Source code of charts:
* * * * *
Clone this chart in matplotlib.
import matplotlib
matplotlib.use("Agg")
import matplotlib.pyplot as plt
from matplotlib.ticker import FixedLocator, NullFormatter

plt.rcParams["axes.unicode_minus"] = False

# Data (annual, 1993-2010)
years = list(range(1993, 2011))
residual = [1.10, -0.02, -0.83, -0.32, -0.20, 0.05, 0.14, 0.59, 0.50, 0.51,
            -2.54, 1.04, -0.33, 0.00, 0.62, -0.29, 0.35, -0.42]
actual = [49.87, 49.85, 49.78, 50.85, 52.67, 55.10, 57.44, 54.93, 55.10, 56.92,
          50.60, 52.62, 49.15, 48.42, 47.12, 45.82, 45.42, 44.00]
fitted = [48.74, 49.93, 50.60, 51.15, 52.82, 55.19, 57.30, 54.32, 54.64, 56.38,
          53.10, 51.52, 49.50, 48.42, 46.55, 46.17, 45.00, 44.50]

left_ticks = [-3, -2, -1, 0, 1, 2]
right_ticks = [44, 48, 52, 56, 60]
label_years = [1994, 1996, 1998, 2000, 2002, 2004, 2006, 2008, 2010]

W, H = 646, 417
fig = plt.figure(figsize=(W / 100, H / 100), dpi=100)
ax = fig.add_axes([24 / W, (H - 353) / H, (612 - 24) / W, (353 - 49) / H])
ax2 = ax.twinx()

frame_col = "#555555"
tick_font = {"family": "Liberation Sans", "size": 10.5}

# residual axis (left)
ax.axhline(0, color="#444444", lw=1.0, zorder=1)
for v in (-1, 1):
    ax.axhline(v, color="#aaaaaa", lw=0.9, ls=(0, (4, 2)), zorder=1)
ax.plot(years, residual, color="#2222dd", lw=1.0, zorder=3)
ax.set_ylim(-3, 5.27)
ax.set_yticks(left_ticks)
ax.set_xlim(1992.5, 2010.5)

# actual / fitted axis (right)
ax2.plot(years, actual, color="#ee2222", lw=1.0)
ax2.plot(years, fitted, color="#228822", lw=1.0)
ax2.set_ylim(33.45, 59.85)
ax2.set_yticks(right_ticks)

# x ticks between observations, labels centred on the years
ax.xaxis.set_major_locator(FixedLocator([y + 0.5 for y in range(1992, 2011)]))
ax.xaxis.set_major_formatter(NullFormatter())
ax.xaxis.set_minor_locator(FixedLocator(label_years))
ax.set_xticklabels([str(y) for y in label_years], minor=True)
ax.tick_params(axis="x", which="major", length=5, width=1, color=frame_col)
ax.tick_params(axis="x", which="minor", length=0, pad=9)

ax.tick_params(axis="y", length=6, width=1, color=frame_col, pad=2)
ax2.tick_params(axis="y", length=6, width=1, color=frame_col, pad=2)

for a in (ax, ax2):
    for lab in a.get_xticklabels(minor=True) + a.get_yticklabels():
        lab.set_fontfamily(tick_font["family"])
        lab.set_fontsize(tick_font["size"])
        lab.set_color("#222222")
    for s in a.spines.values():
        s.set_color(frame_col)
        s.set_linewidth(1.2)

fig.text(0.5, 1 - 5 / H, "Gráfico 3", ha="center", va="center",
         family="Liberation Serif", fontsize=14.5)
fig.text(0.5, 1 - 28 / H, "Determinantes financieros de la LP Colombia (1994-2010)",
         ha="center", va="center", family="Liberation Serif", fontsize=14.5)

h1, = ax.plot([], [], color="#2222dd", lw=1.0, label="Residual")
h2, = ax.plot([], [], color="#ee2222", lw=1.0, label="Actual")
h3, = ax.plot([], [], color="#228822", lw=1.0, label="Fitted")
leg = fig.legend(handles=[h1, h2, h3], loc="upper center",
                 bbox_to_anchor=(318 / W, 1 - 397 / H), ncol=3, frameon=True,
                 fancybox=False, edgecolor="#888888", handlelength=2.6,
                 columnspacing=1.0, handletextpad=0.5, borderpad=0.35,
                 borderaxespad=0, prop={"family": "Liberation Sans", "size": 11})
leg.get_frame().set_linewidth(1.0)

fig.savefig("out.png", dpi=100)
* * * * *
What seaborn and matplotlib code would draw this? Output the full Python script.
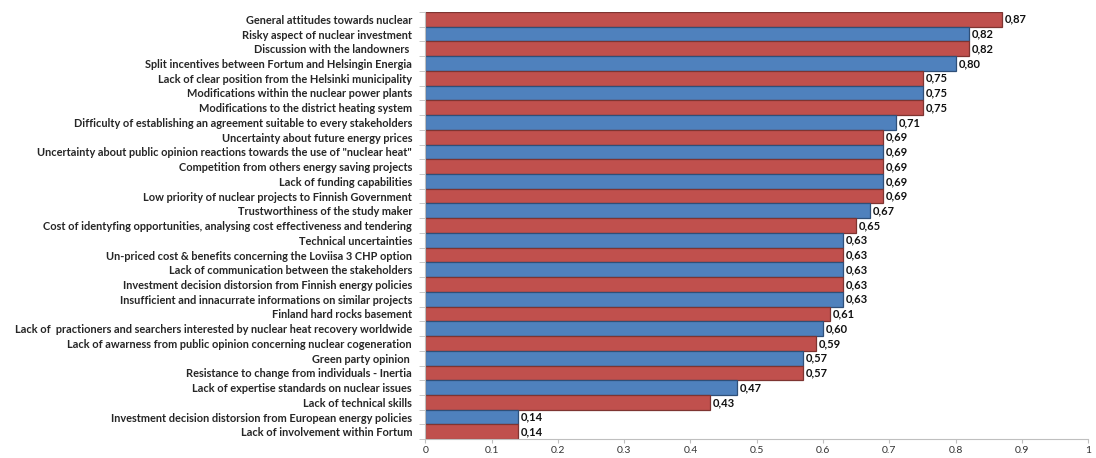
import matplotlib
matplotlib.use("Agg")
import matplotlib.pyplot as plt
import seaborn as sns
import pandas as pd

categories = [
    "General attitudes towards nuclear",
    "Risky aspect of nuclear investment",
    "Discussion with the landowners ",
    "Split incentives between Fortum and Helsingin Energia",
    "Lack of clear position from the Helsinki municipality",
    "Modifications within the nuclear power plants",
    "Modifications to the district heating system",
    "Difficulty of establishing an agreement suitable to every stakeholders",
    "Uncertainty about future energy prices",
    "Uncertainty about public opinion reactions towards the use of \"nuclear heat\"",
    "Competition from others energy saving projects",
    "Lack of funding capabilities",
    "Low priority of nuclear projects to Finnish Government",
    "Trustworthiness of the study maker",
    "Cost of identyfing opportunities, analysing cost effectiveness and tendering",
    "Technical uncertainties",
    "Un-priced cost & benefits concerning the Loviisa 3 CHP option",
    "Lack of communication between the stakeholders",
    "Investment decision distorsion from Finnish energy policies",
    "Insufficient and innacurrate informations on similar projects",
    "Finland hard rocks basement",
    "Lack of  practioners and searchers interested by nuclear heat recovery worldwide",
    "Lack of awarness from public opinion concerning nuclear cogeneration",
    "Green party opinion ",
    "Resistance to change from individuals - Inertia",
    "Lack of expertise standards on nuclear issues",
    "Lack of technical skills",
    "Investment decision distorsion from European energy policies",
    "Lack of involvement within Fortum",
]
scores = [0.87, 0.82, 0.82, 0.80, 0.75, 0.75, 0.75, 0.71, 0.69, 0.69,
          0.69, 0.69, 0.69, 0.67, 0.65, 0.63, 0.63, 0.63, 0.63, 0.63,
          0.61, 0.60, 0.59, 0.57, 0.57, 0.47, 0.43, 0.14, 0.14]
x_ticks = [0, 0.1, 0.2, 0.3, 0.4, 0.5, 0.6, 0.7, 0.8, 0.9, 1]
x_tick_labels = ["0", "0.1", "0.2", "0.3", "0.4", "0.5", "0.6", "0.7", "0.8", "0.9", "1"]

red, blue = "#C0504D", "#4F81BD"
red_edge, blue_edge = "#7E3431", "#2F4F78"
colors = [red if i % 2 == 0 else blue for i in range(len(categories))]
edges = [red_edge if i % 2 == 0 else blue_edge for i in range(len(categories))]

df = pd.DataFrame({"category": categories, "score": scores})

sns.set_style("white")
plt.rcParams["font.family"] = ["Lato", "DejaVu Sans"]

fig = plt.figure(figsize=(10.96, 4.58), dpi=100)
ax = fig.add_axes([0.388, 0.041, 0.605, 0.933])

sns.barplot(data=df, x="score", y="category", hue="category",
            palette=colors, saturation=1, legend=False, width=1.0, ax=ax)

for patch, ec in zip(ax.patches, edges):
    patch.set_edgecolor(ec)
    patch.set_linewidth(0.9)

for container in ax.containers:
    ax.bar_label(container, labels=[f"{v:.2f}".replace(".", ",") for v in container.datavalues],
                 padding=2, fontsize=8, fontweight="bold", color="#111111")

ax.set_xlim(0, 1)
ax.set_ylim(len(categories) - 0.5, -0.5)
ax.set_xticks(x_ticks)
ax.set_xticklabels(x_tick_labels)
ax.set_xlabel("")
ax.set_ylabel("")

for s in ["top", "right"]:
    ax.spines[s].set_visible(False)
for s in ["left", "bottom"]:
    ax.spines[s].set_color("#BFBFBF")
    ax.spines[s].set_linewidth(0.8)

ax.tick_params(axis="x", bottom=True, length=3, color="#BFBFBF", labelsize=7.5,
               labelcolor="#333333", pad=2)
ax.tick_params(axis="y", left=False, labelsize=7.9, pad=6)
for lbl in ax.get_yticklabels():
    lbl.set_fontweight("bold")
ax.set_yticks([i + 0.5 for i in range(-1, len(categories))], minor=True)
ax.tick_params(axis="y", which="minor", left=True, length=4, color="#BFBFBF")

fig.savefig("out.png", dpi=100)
* * * * *
* WORK TO COMPLETE *
Gather each line holding the string "this".

* OUTPUT OF THE TASK *
Clone this chart in matplotlib.
What seaborn and matplotlib code would draw this? Output the full Python script.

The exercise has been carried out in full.